After the Exxon Valdez spill, new safety measures were instituted in Prince William Sound including the addition of tugs to scout for ice. On December 23, 2009 the captain of the Pathfinder, an ice scout tug, lost track the tug’s position and ran aground on Bligh Reef, spilling about 6,400 gallons of diesel fuel. A report from the US Coast Guard’s investigation is due out this week and is reported to blame a lack of crew communication for the grounding.
Twenty year separates the two accidents. The two things they have in common is that Bligh Reef hasn’t moved and that human error is still with us.
The perhaps poorly named MV Double Prosperity, loaded with 65,000 tons of coal, grounded on Bakud Reef on Sunday in Sarangani Bay in the Philippines.

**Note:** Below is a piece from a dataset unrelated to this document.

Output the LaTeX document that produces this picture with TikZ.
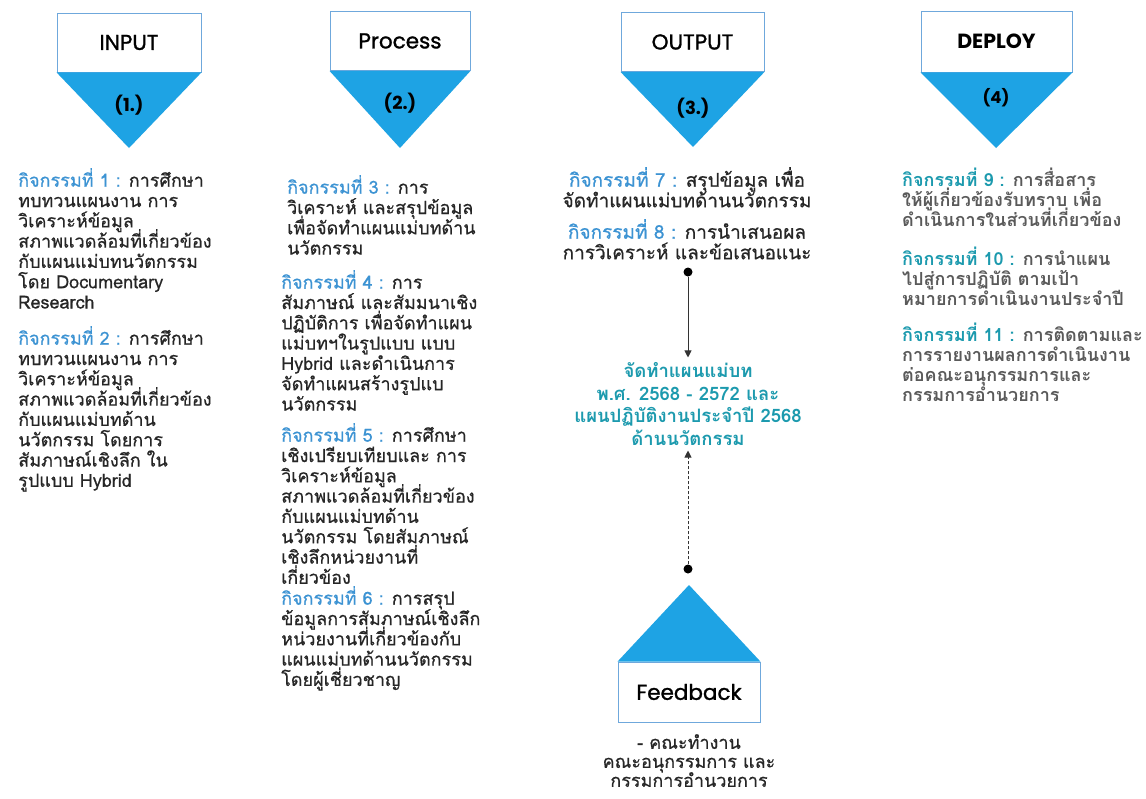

Today through Sunday, there will be a 100th birthday party in Travemünde, Germany, for one of the last of the true windjammers, the four masted barque Passat. One of the F. Laeisz Flying P-Liners, she was in launched 1911 at the Blohm & Voss shipyard, Hamburg. She carried commercial cargoes under sail until 1949, rounding Cape Horn 39 times. In 1951, she was converted to a school ship and in 1959 was purchased by the Baltic Sea municipality of Lübeck.
Happy birthday to a grand old ship!
This Sunday, May 15, from 2 to 5 PM, the first monthly William Main Doerflinger Memorial Sea Shanty Session will be held at the Noble Maritime Collection at the Snug Harbor Cultural Center at 1000 Richmond Terrace, building D, in Staten Island New York.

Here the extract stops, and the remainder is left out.